With Spectrum Virtualize 7.8 release, feature to put snapshots in cloud is supported. Details on how to start setup are here .
These snapshots are stored in the form of objects. Objects contain both metadata and data and for a large size volume (We support upto 256 TB volume size), there could be millions of blobs in cloud.

What if I don’t have Encryption on SVC ?

These objects are created by Spectrum Virtualise code and are uploaded to cloud using internal gateway. These objects are not in human readable format and in case a cloud account is compromised (It is not a trivial thing though), this snapshot data isn’t directly usable by a rogue user. Any restoration of data requires a Spectrum Virtualise code to run on the system with few other mandatory parameters.
This implies that if a customer is opting for an On-premise cloud using Open Stack Swift and doesn’t want encryption, in that case also, data is very secured in cloud, though IBM highly recommends encryption to be ON.
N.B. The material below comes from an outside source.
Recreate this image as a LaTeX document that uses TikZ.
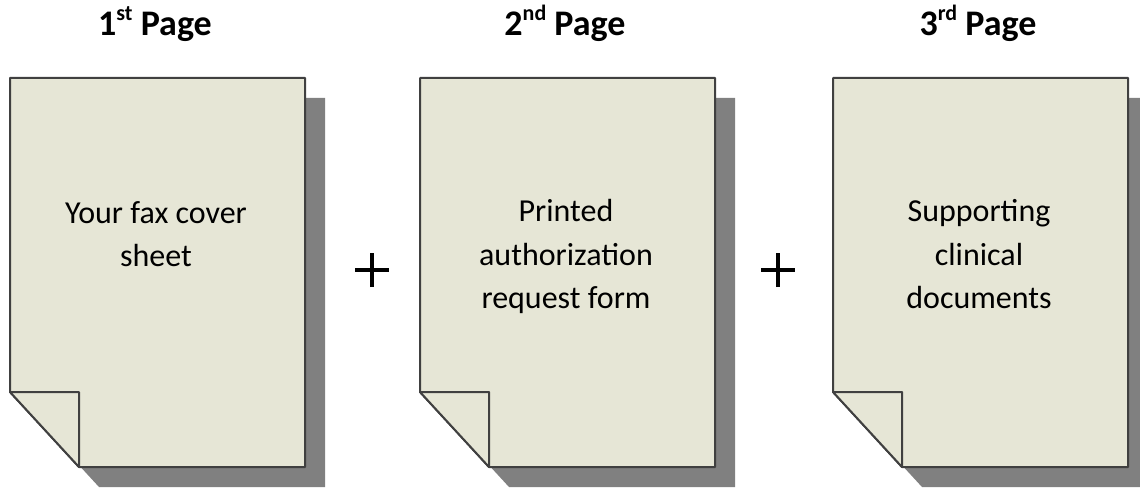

Advantage with Encryption ON:

When encryption is enabled on SVC or Storwize cluster, data is encrypted first and then put in cloud (public or private) with encryption keys at various levels i.e Cluster, Cloud account layer, volume layer, snapshots generations level etc.

Without access of correct keys, data can never be restored by unauthorised user.

What if all my keys are compromised ?

Spectrum Virtualize provides a re-keying mechanism which can swiftly change all keys of the system including the ones relevant to the cloud accounts. It is a 2 step process and has fault tolerance of SVC as well.

USB vs SKLM Encryption ?

With USB mode encryption, upto 3 USB’s can be enabled with master keys which are critical for accessing data onto cloud.
In case of a site failures, physical access to these keys is required for regeneration of data.

In case of SKLM based keys, keys are stored onto IBM SKLM servers. SKLM stands for Secure Key Life Manager and it acts a secured central repository for all your datacenter keys be it from servers or storages. In case of regeneration of cloud data onto a site, network access to SKLM server is required.

PS: All these thoughts are mine and not necessarily reflect that of my employer.